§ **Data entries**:

— begin —

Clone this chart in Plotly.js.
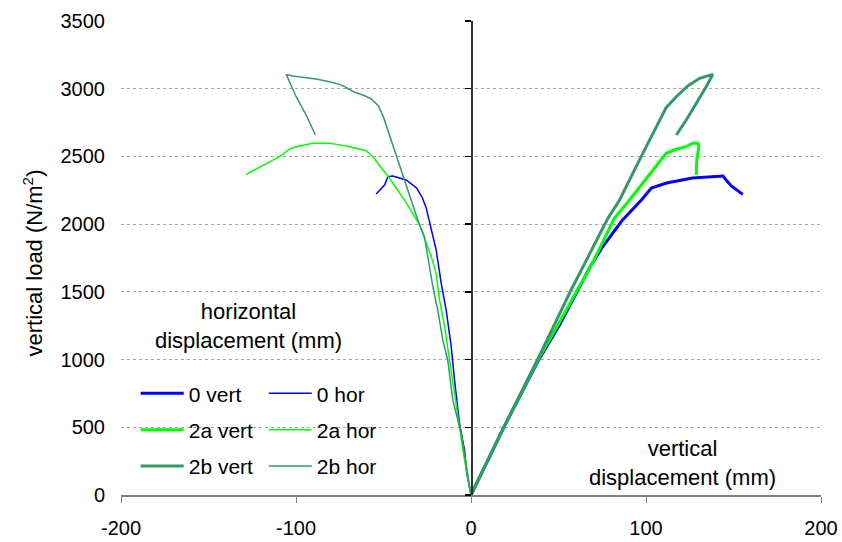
<!DOCTYPE html>
<html>
<head>
<meta charset="utf-8">
<script src="https://cdn.plot.ly/plotly-3.0.1.min.js"></script>
<style>html,body{margin:0;padding:0;background:#fff;}#chart{width:842px;height:542px;}</style>
</head>
<body>
<div id="chart"></div>
<script>
// ---- data (mm, N/m2) ----
const vert0_x = [0, 18, 39, 50.6, 67.7, 75.1, 86.6, 97.4, 103.1, 111.7, 126.6, 142, 144, 145.8, 148.7, 155.3];
const vert0_y = [0, 480, 1005, 1255, 1676, 1831, 2031, 2178, 2267, 2304, 2341, 2355, 2355, 2326, 2282, 2220];

const vert2a_x = [0, 18, 39, 50.6, 69.4, 82, 90.6, 111.5, 117.3, 123, 126.7, 129.6, 130.2, 129, 128.7];
const vert2a_y = [0, 480, 1015, 1277, 1713, 2045, 2178, 2523, 2553, 2572, 2597, 2597, 2572, 2474, 2363];

const vert2b_x = [0, 18, 39, 57.2, 78.2, 84.9, 96.3, 105, 111.5, 117.3, 123.9, 130.6, 138.2, 134.4, 126.7, 123, 117.3];
const vert2b_y = [0, 480, 1025, 1514, 2043, 2178, 2474, 2700, 2860, 2941, 3020, 3077, 3106, 3015, 2843, 2769, 2658];

const hor0_x = [0, -2.4, -3.7, -6.6, -9.4, -11.3, -14.2, -17, -19.9, -23.7, -25.6, -27.8, -31, -37, -44.7, -47.5, -49.4, -54.2];
const hor0_y = [0, 160, 332, 531, 849, 1095, 1366, 1563, 1809, 2006, 2120, 2195, 2265, 2326, 2355, 2350, 2289, 2223];

const hor2a_x = [0, -3.7, -6.6, -9.4, -12.3, -15.1, -18, -19.9, -22.7, -25.6, -29.4, -33.3, -38, -46.6, -56.1, -59.9, -65.6, -71.3, -77, -80.9, -90.4, -99.9, -103.7, -109.4, -128.5];
const hor2a_y = [0, 258, 504, 751, 997, 1243, 1440, 1637, 1760, 1858, 1994, 2080, 2178, 2339, 2498, 2542, 2560, 2577, 2589, 2597, 2597, 2572, 2553, 2498, 2368];

const hor2b_x = [0, -2.4, -5.6, -10.4, -13.3, -16.1, -19, -21.8, -23.7, -26.6, -30.4, -34.2, -37, -42.7, -46.6, -50, -53, -57, -61, -66.6, -72.3, -75.1, -80.9, -88.5, -101.8, -105.6, -99.9, -94.2, -88.9];
const hor2b_y = [0, 209, 456, 701, 997, 1144, 1366, 1538, 1686, 1907, 2031, 2178, 2276, 2498, 2658, 2790, 2875, 2925, 2950, 2974, 3015, 3032, 3052, 3072, 3094, 3106, 2941, 2806, 2658];

const seriesNames = ['0 vert', '2a vert', '2b vert', '0 hor', '2a hor', '2b hor'];
const xTicks = [-200, -100, 0, 100, 200];
const yTicks = [0, 500, 1000, 1500, 2000, 2500, 3000, 3500];

const BLUE = '#0000ff', LIME = '#00ff00', SEA = '#339966';
const FONT = '"Liberation Sans", Arial, sans-serif';

function tr(x, y, name, color, width, legend, group, yax) {
  return {x: x, y: y, name: name, type: 'scatter', mode: 'lines',
    line: {color: color, width: width}, legend: legend, legendgroup: group,
    yaxis: yax, hoverinfo: 'skip'};
}

const data = [
  tr(hor0_x, hor0_y, seriesNames[3], BLUE, 1.5, 'legend2', 'h0', 'y'),
  tr(hor2a_x, hor2a_y, seriesNames[4], LIME, 1.5, 'legend2', 'h2a', 'y'),
  tr(hor2b_x, hor2b_y, seriesNames[5], SEA, 1.5, 'legend2', 'h2b', 'y'),
  tr(vert0_x, vert0_y, seriesNames[0], BLUE, 3, 'legend', 'v0', 'y2'),
  tr(vert2a_x, vert2a_y, seriesNames[1], LIME, 3, 'legend', 'v2a', 'y2'),
  tr(vert2b_x, vert2b_y, seriesNames[2], SEA, 3, 'legend', 'v2b', 'y2')
];

const legendCommon = {
  orientation: 'v', traceorder: 'grouped', tracegroupgap: 6,
  bgcolor: 'rgba(0,0,0,0)', borderwidth: 0,
  font: {family: FONT, size: 21, color: '#000'},
  xanchor: 'left', yanchor: 'top', itemwidth: 43
};

const layout = {
  width: 842, height: 542,
  margin: {l: 121, r: 21, t: 21, b: 47, pad: 0},
  paper_bgcolor: '#fff', plot_bgcolor: '#fff',
  font: {family: FONT, size: 20, color: '#000'},
  showlegend: true,
  legend: Object.assign({}, legendCommon, {x: 0.021, y: 0.257}),
  legend2: Object.assign({}, legendCommon, {x: 0.204, y: 0.257}),
  xaxis: {
    range: [-200, 200], tickvals: xTicks, ticktext: xTicks.map(String),
    ticks: 'outside', ticklen: 6, tickwidth: 1, tickcolor: '#808080',
    showline: true, linecolor: '#808080', linewidth: 2,
    showgrid: false, zeroline: false, fixedrange: true,
    ticklabelstandoff: 8,
    tickfont: {family: FONT, size: 20, color: '#000'}
  },
  yaxis: {
    range: [0, 3500], tickvals: yTicks, ticktext: yTicks.map(String),
    ticks: '', showline: false, zeroline: false,
    showgrid: true, gridcolor: '#a6a6a6', gridwidth: 1, griddash: 'dot',
    ticklabelstandoff: 15,
    tickfont: {family: FONT, size: 20, color: '#000'},
    fixedrange: true
  },
  yaxis2: {
    overlaying: 'y', anchor: 'free', position: 0.5, side: 'left',
    range: [0, 3500], tickvals: yTicks,
    showticklabels: false, ticks: 'outside', ticklen: 6, tickwidth: 1.5, tickcolor: '#000',
    showline: true, linecolor: '#333', linewidth: 1.5,
    showgrid: false, zeroline: false, fixedrange: true
  },
  annotations: [
    {xref: 'paper', yref: 'paper', x: -0.126, y: 0.49, xanchor: 'center', yanchor: 'middle',
     textangle: -90, text: 'vertical load (N/m<sup>2</sup>)',
     showarrow: false, font: {family: FONT, size: 22, color: '#000'}},
    {xref: 'x', yref: 'y', x: -127, y: 1248, text: 'horizontal<br>displacement (mm)',
     showarrow: false, align: 'center', font: {family: FONT, size: 22, color: '#000'}},
    {xref: 'x', yref: 'y', x: 121, y: 238, text: 'vertical<br>displacement (mm)',
     showarrow: false, align: 'center', font: {family: FONT, size: 22, color: '#000'}}
  ]
};

Plotly.newPlot('chart', data, layout, {staticPlot: true, displayModeBar: false});
</script>
</body>
</html>
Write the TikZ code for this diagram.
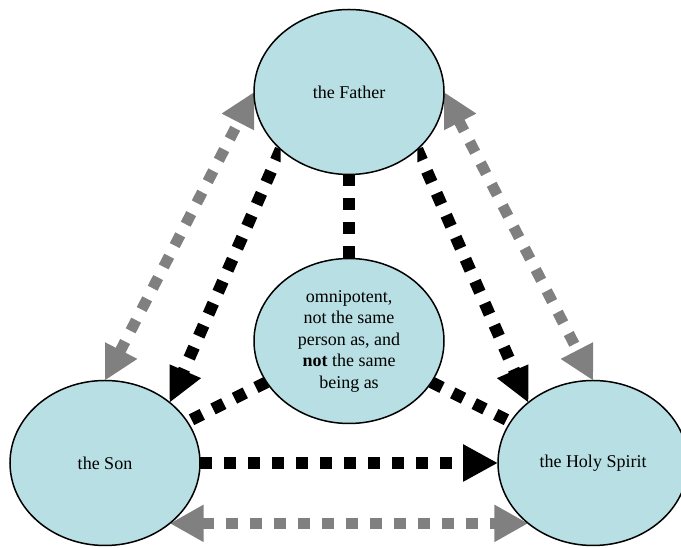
\documentclass[tikz,border=0pt]{standalone}
\usepackage{fontspec}
\setmainfont{Liberation Serif}
\usetikzlibrary{shapes.geometric,arrows.meta,backgrounds}
\definecolor{personfill}{RGB}{184,223,227}
\definecolor{linkgrey}{RGB}{128,128,128}
\begin{document}
\begin{tikzpicture}[x=1pt,y=1pt,
    person/.style={ellipse,draw=black,line width=1.5pt,fill=personfill,
      minimum width=190pt,minimum height=165pt,inner sep=0pt,outer sep=0pt,
      align=center,font=\fontsize{18}{21.5}\selectfont},
    blacklink/.style={line width=12pt,dash pattern=on 12pt off 12pt,black},
    greylink/.style={line width=11pt,dash pattern=on 12pt off 12pt,linkgrey},
    bhead/.style={-{Triangle[length=35pt,width=35pt]}},
    ghead/.style={{Triangle[length=34pt,width=35pt]}-{Triangle[length=34pt,width=35pt]}}]
    \useasboundingbox (0,0) rectangle (681,548);
    \node[person] (father) at (349,456) {the Father};
    \node[person] (centre) at (349,207) {omnipotent,\\not the same\\person as, and\\\textbf{not} the same\\being as};
    \node[person] (son) at (105,85) {the Son};
    \node[person] (spirit) at (593,85) {the Holy Spirit};
    \begin{scope}[on background layer]
    \draw[blacklink] (father.south)--(centre.north);
    \draw[blacklink] (centre)--(son);
    \draw[blacklink] (centre)--(spirit);
    \draw[blacklink,bhead] (son.east)--(spirit.west);
    \draw[greylink,ghead] (son.317)--(son.317 -| spirit.223);
    \begin{scope}
    \clip (son.43 |- 0,0) rectangle (father.220 |- 0,548);
    \draw[blacklink,bhead] (father.220)--(son.43);
    \end{scope}
    \begin{scope}
    \clip (father.320 |- 0,0) rectangle (spirit.137 |- 0,548);
    \draw[blacklink,bhead] (father.320)--(spirit.137);
    \end{scope}
    \begin{scope}
    \clip (son.north |- 0,0) rectangle (father.west |- 0,548);
    \draw[greylink,ghead] (son.north)--(father.west);
    \end{scope}
    \begin{scope}
    \clip (father.east |- 0,0) rectangle (spirit.north |- 0,548);
    \draw[greylink,ghead] (father.east)--(spirit.north);
    \end{scope}
    \end{scope}
\end{tikzpicture}
\end{document}
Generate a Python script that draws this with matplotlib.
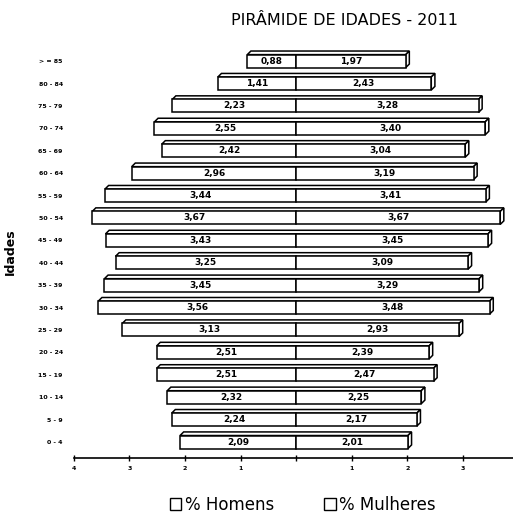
import numpy as np
import matplotlib
matplotlib.use('Agg')
import matplotlib.pyplot as plt
from matplotlib.patches import Polygon, Patch

# Age groups, from oldest (top) to youngest (bottom)
ages = ['> = 85', '80 - 84', '75 - 79', '70 - 74', '65 - 69', '60 - 64',
        '55 - 59', '50 - 54', '45 - 49', '40 - 44', '35 - 39', '30 - 34',
        '25 - 29', '20 - 24', '15 - 19', '10 - 14', '5 - 9', '0 - 4']
homens = [0.88, 1.41, 2.23, 2.55, 2.42, 2.96, 3.44, 3.67, 3.43, 3.25,
          3.45, 3.56, 3.13, 2.51, 2.51, 2.32, 2.24, 2.09]
mulheres = [1.97, 2.43, 3.28, 3.40, 3.04, 3.19, 3.41, 3.67, 3.45, 3.09,
            3.29, 3.48, 2.93, 2.39, 2.47, 2.25, 2.17, 2.01]
xticks = [-4, -3, -2, -1, 0, 1, 2, 3]
xticklabels = ['4', '3', '2', '1', '', '1', '2', '3']

fig = plt.figure(figsize=(5.13, 5.23), dpi=100)
ax = fig.add_axes([0.144, 0.124, 0.856, 0.79])

n = len(ages)
y = np.arange(n)[::-1]
h = 0.58
dx = 0.065
dy = 0.16
lw = 1.1

ax.barh(y, [-v for v in homens], height=h, color='white', edgecolor='black', linewidth=lw, zorder=3)
ax.barh(y, mulheres, height=h, color='white', edgecolor='black', linewidth=lw, zorder=3)

# pseudo 3D faces (top strip and right side)
for yi, m, w in zip(y, homens, mulheres):
    top = Polygon([(-m, yi + h / 2), (-m + dx, yi + h / 2 + dy),
                   (w + dx, yi + h / 2 + dy), (w, yi + h / 2)],
                  closed=True, facecolor='white', edgecolor='black', linewidth=lw, zorder=2)
    side = Polygon([(w, yi - h / 2), (w + dx, yi - h / 2 + dy),
                    (w + dx, yi + h / 2 + dy), (w, yi + h / 2)],
                   closed=True, facecolor='white', edgecolor='black', linewidth=lw, zorder=2)
    ax.add_patch(top)
    ax.add_patch(side)
    ax.text(-m / 2, yi, f'{m:.2f}'.replace('.', ','), ha='center', va='center',
            fontsize=6.5, fontweight='semibold', zorder=4)
    ax.text(w / 2, yi, f'{w:.2f}'.replace('.', ','), ha='center', va='center',
            fontsize=6.5, fontweight='semibold', zorder=4)

ax.set_xlim(-4, 3.9)
ax.set_ylim(-0.72, 17.72)
ax.set_yticks(y)
ax.set_yticklabels(ages, fontsize=4.5, fontweight='bold')
ax.tick_params(axis='y', length=0, pad=8)
ax.set_xticks(xticks)
ax.set_xticklabels(xticklabels, fontsize=4.5, fontweight='bold')
ax.tick_params(axis='x', length=4, width=1, direction='inout', pad=4)
for s in ['top', 'right', 'left']:
    ax.spines[s].set_visible(False)
ax.spines['bottom'].set_linewidth(1.2)
ax.set_ylabel('Idades', fontsize=9, fontweight='bold')
ax.yaxis.set_label_coords(-0.13, 0.5)

fig.text(0.672, 0.96, 'PIRÂMIDE DE IDADES - 2011', ha='center', va='center', fontsize=11.5)

handles = [Patch(facecolor='white', edgecolor='black', linewidth=1),
           Patch(facecolor='white', edgecolor='black', linewidth=1)]
fig.legend(handles, ['% Homens', '% Mulheres'], loc='center', bbox_to_anchor=(0.59, 0.035),
           ncol=2, frameon=False, fontsize=12, handlelength=0.7, handleheight=0.7,
           handletextpad=0.2, columnspacing=3.0)

plt.savefig('out.png', dpi=100)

— end —

Everything from the top line of the data down to and including the line with "2553, 2498, 2368];" is to be copied, except the pictures.

§ **Exercise solution**:
Clone this chart in Plotly.js.
<!DOCTYPE html>
<html>
<head>
<meta charset="utf-8">
<script src="https://cdn.plot.ly/plotly-3.0.1.min.js"></script>
<style>html,body{margin:0;padding:0;background:#fff;}#chart{width:842px;height:542px;}</style>
</head>
<body>
<div id="chart"></div>
<script>
// ---- data (mm, N/m2) ----
const vert0_x = [0, 18, 39, 50.6, 67.7, 75.1, 86.6, 97.4, 103.1, 111.7, 126.6, 142, 144, 145.8, 148.7, 155.3];
const vert0_y = [0, 480, 1005, 1255, 1676, 1831, 2031, 2178, 2267, 2304, 2341, 2355, 2355, 2326, 2282, 2220];

const vert2a_x = [0, 18, 39, 50.6, 69.4, 82, 90.6, 111.5, 117.3, 123, 126.7, 129.6, 130.2, 129, 128.7];
const vert2a_y = [0, 480, 1015, 1277, 1713, 2045, 2178, 2523, 2553, 2572, 2597, 2597, 2572, 2474, 2363];

const vert2b_x = [0, 18, 39, 57.2, 78.2, 84.9, 96.3, 105, 111.5, 117.3, 123.9, 130.6, 138.2, 134.4, 126.7, 123, 117.3];
const vert2b_y = [0, 480, 1025, 1514, 2043, 2178, 2474, 2700, 2860, 2941, 3020, 3077, 3106, 3015, 2843, 2769, 2658];

const hor0_x = [0, -2.4, -3.7, -6.6, -9.4, -11.3, -14.2, -17, -19.9, -23.7, -25.6, -27.8, -31, -37, -44.7, -47.5, -49.4, -54.2];
const hor0_y = [0, 160, 332, 531, 849, 1095, 1366, 1563, 1809, 2006, 2120, 2195, 2265, 2326, 2355, 2350, 2289, 2223];

const hor2a_x = [0, -3.7, -6.6, -9.4, -12.3, -15.1, -18, -19.9, -22.7, -25.6, -29.4, -33.3, -38, -46.6, -56.1, -59.9, -65.6, -71.3, -77, -80.9, -90.4, -99.9, -103.7, -109.4, -128.5];
const hor2a_y = [0, 258, 504, 751, 997, 1243, 1440, 1637, 1760, 1858, 1994, 2080, 2178, 2339, 2498, 2542, 2560, 2577, 2589, 2597, 2597, 2572, 2553, 2498, 2368];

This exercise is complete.